Konuya inanclardan siyrilmis, objectif sekilde bakabilirsek aslinda cok basit olarak sunu goruruz: Beynimiz tamamen bu evrende gelisiyor. Evrenden aldiigi enrjiyle besleniyor, gelisiyor, ogreniyor, dusunuyor, bilgi depoliyor, hissediyor, unutuyor.. ama benlik bilincini bu evrende kendi gelistikce gelistiriyor. Fonksiyonunu yitiridigi zaman da tekrar enerji olarak evren donuyor. Fakat bu noktada bilinc tamamen kapanmis oluyor. Beynin eserleri, dalgalari baska enerji formunda devam etse de, bilinc fonksiyonu tamamen yok oluyor. Bu da bence en kritik nokta, Ayni bilincin baska bir formda/dunyada var olmasini beklemek o kadar gereksiz ki... veya beynin icinde olusmadan baska bir yerlerde onceden var oldugunu. Bilinci olusturan yapi taslari onceden var olmus olsa bile ona "benim benlik bilincim" diyebilir miyiz? Bu bilinci imtihan etmek icin olusturmak, yok lduktan sonra da baska formda tekrar olusturup odullendirmek/cezalandirmak ne kadar makul? Hafiza basta olmak uzere pekcok diger fonksiyonundan ayrilmis bir bilinc, bir "ben" icin ne ifade eder ki? Bu baglamda ruh diyecegim birsey olsa ne olur olmasa ne olur...

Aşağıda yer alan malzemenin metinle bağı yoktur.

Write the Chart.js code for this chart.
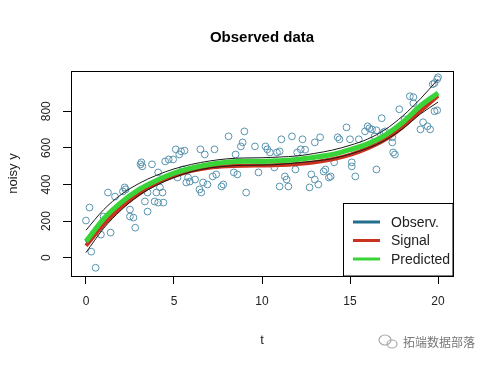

Ben sahsen her uyandigimda bilincimin islemeye basladigini, uyudugumda ise kapandigini biliyorum. Bu bana zaten beyin oldukten sonra bilincimin nasil kapanacagi fikrini veriyor. Dogumdan once bilincim nasil kapali(yok) idiyse, olumden sonra da yine tamamen kapali (yok) olmasi cok makul. Bunun otesinde bilincimin baska bir formda/ dunyada tekrar acilmasi hikayesi ise cok abes.
Bence inancinizla celisen durumlarda illaki inancinizin karsiligi biseyleri aramak yerine bir de inancinizi sorgulayin. Kendinize bunun icin bir firsat verin. Evrenin ve beynin isleyisinin bilinmedigi zamanlarda bilinmezleri tanrisal guclerle aciklamak, insanlara olumsuzluk vaad etmek ve mitlere inandirmak cok daha kolaydi. Gunumuz rasyonel insanin once bilgiyle harekey etmesi ardinan da bu inanislari sorgulamasi gerekli. Islerim yogun, bundan sonra uzun uzun yazamayabilirim. Saglicakla.